Treasurers basking in the rewards of prudence and diversification should not be too complacent. There must be a risk that a single event – almost certainly involving the destabilisation of a major (rather than peripheral) financial institution and following on from a failure of the authorities to handle the situation tidily – leads to a profound loss of confidence and stability. In this doomsday eventuality the skills of treasurers will indeed be tested.

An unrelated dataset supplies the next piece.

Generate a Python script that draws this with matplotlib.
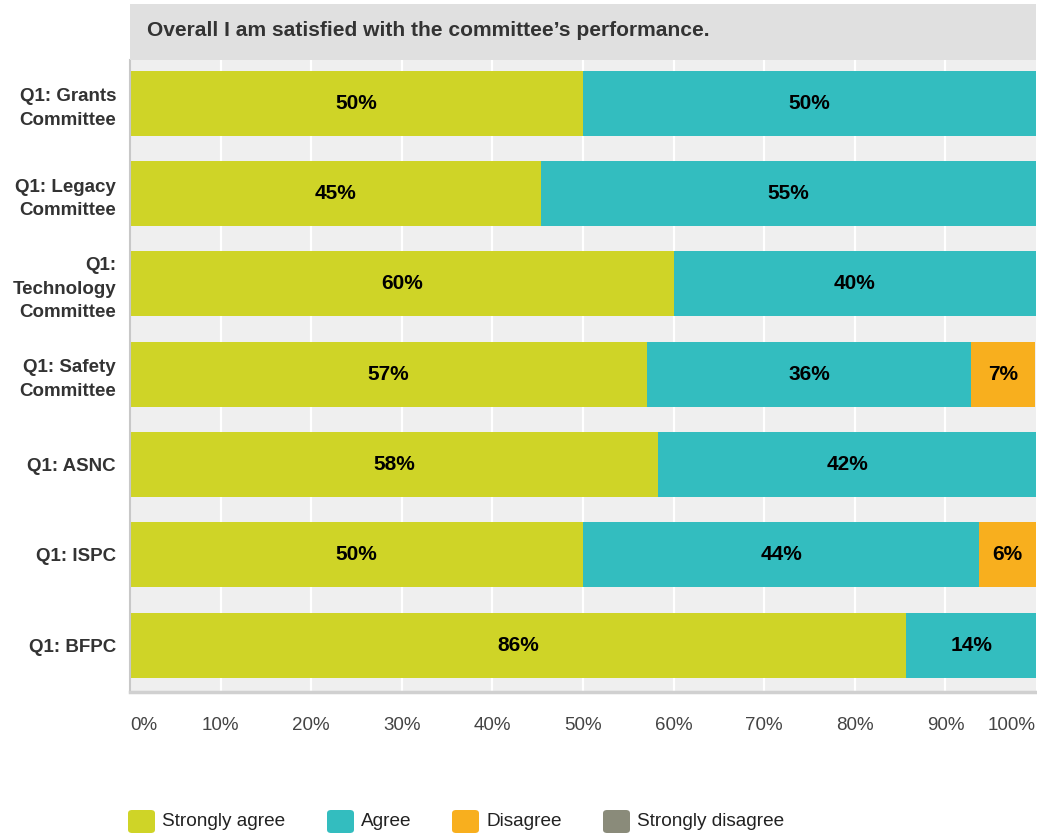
import matplotlib
matplotlib.use("Agg")
import matplotlib.pyplot as plt
from matplotlib.patches import Rectangle, FancyBboxPatch
import numpy as np

plt.rcParams['font.family'] = ['Liberation Sans', 'DejaVu Sans']

title = "Overall I am satisfied with the committee\u2019s performance."
categories = ["Q1: Grants\nCommittee", "Q1: Legacy\nCommittee", "Q1:\nTechnology\nCommittee",
              "Q1: Safety\nCommittee", "Q1: ASNC", "Q1: ISPC", "Q1: BFPC"]
series_names = ["Strongly agree", "Agree", "Disagree", "Strongly disagree"]
strongly_agree = [50.0, 45.4, 60.0, 57.1, 58.3, 50.0, 85.7]
agree = [50.0, 54.6, 40.0, 35.7, 41.7, 43.75, 14.3]
disagree = [0, 0, 0, 7.1, 0, 6.25, 0]
strongly_disagree = [0, 0, 0, 0, 0, 0, 0]
colors = ["#CFD427", "#33BDBF", "#F8AF1E", "#8A8B7A"]
xticks = [0, 10, 20, 30, 40, 50, 60, 70, 80, 90, 100]
xticklabels = ["0%", "10%", "20%", "30%", "40%", "50%", "60%", "70%", "80%", "90%", "100%"]

W, H = 1037, 835
fig = plt.figure(figsize=(W / 100, H / 100), dpi=100)

def fx(px):
    return px / W

def fy(py):
    return 1 - py / H

ax_l, ax_r, ax_t, ax_b = 130, 1036, 60, 692
ax = fig.add_axes([fx(ax_l), fy(ax_b), fx(ax_r - ax_l), (ax_b - ax_t) / H])
ax.set_facecolor("#EFEFEF")
ax.set_xlim(0, 100)
ax.set_ylim(len(categories) - 0.5, -0.5)

for xv in xticks[1:-1]:
    ax.axvline(xv, color="white", lw=1.6, zorder=1)

series = [strongly_agree, agree, disagree, strongly_disagree]
y = np.arange(len(categories))
left = np.zeros(len(categories))
for vals, col in zip(series, colors):
    vals = np.array(vals, dtype=float)
    ax.barh(y - 0.02, vals, left=left, height=0.72, color=col, zorder=2)
    for yi, (l, v) in enumerate(zip(left, vals)):
        if v > 0:
            ax.text(l + v / 2, yi - 0.02, f"{round(v):.0f}%", ha="center", va="center",
                    fontsize=15, fontweight="bold", color="black", zorder=3)
    left += vals

ax.set_yticks(y - 0.02)
ax.set_yticklabels(categories, fontsize=13.5, fontweight="bold", color="#333333",
                   multialignment="right", linespacing=1.5)
ax.tick_params(axis="y", length=0, pad=10)
ax.set_xticks(xticks)
ax.set_xticklabels([])
ax.tick_params(axis="x", length=0)
ty = -(725 - ax_b) / (ax_b - ax_t)
for i, (xv, lab) in enumerate(zip(xticks, xticklabels)):
    ha = "left" if i == 0 else ("right" if i == len(xticks) - 1 else "center")
    ax.text(xv, ty, lab, transform=ax.get_xaxis_transform(), ha=ha, va="center",
            fontsize=13.5, color="#444444")

for s in ["top", "right"]:
    ax.spines[s].set_visible(False)
ax.spines["left"].set_color("#C8C8C8")
ax.spines["left"].set_linewidth(1.5)
ax.spines["bottom"].set_color("#D0D0D0")
ax.spines["bottom"].set_linewidth(2.5)

# header band
fig.patches.append(Rectangle((fx(ax_l), fy(60)), fx(ax_r - ax_l), (60 - 4) / H,
                             transform=fig.transFigure, facecolor="#E0E0E0",
                             edgecolor="none", zorder=0))
fig.text(fx(147), fy(31), title, ha="left", va="center", fontsize=15.1,
         fontweight="bold", color="#333333")

# legend
leg_marker_x = [128, 327, 452, 603]
for mx, name, col in zip(leg_marker_x, series_names, colors):
    fig.patches.append(FancyBboxPatch((fx(mx), fy(833)), fx(27), 23 / H,
                                      boxstyle="round,pad=0.0,rounding_size=0.004",
                                      transform=fig.transFigure, facecolor=col,
                                      edgecolor="none"))
    fig.text(fx(mx + 34), fy(821), name, ha="left", va="center", fontsize=13.7,
             color="#222222")

fig.savefig("out.png", dpi=100)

In the meantime – and with more optimism – it is worth looking at the lessons of what has been happening. Firstly, I think it is right to be reminded that in good open markets volatility is just a normal market process – and volatility of course creates market opportunities. Secondly, excessive reliance on VaR (Value at Risk) models is patently imprudent, as some have been diligently pointing out over the years; interpretation of VaR starts from assumptions about normal rather than ‘long tail’ events. Whereas it is the latter that wreak havoc with value. Thirdly, regulators should beware of any knee jerk reaction to introduce more new regulation. The ACT strongly supports good local (national) market regulation; we favour harmonisation where possible. After mature reflection – after any panic is over – some regulatory adjustments may be needed. But it is essential, however, to guard against ill thought out regulation serving as a political gesture to satisfy pressures from those remote from the main markets affected. The example of Sarbanes-Oxley is always there to remind us of the shortcomings of a rushed, political initiative.
Looking to the future the experience of this summer’s markets should be an encouragement to corporates to take stock of their risk management policies and processes, particularly with respect to funding and credit. Just like the underlying markets these should be seen as dynamic and open to learning; for well managed companies there will still be some lessons from surveying whatever wreckage may be around after the summer’s storms.